Muchas de las tradiciones de Guayaquil se construyeron en la modernidad, lo cual no es del todo paradójico si entendemos que las tradiciones son invenciones que nos remiten a un sentido de afirmación de los valores de una comunidad, basados en la idea de continuidad como referente para enfrentar la inminencia de los cambios en el tiempo.
Si en Guayaquil se afirmó una modernidad imitativa y sus élites mostraron desdén hacia las expresiones de la cultura popular, lógicamente, en el proceso de afirmación de una cultura hegemónica, dichas manifestaciones quedaron subalternizadas.
El ejemplo lo da el cronista Modesto Chávez Franco, en su libro “Crónicas del Guayaquil antiguo” (1930), cuando en referencia a la invasión de prácticas y símbolos ajenos a nuestra cultura, critica el intento de “culturización” del carnaval: “Esos eran carnavales y no estos adefesios, sin jugo ni aliciente, en que ya cargan los tres muñecos de la fantasía ítalo-francesa: el eternamente llorón, celoso, calabaceado y borracho Pierrot; el siempre sandio Arlequín y la constantemente coqueta y sinvergüenza Colombina, en el foyer…el pasillo…el palco…el gabinete de hotel…confetis…serpentinas…piñatas…Culturización…Pamemas…! Y esto mismo traído a negocio de explotación por empresas!”.

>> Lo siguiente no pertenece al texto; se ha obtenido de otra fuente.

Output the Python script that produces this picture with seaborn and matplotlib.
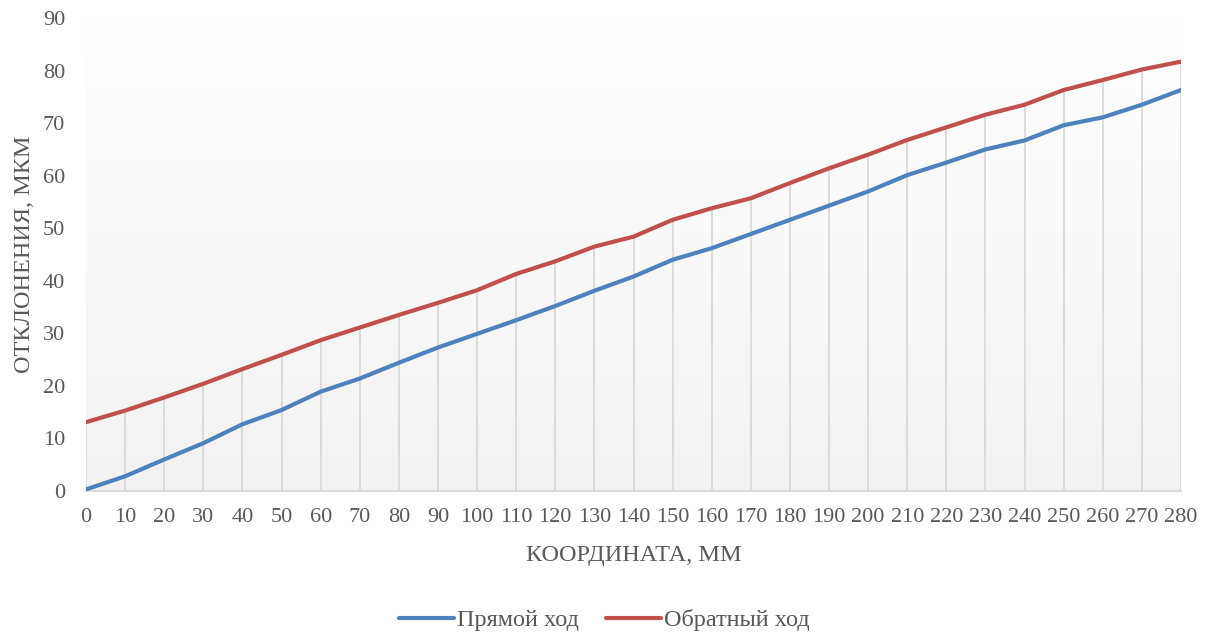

Hoy como ayer, los intentos de “culturización” han fracasado porque no se ha comprendido la dificultad de sustituir una arraigada tradición propia que utiliza un símbolo ancestral como el agua. Más útil sería insistir en el manejo responsable de este recurso y evitar el “juego” violento, cuando el calendario marca las carnestolendas.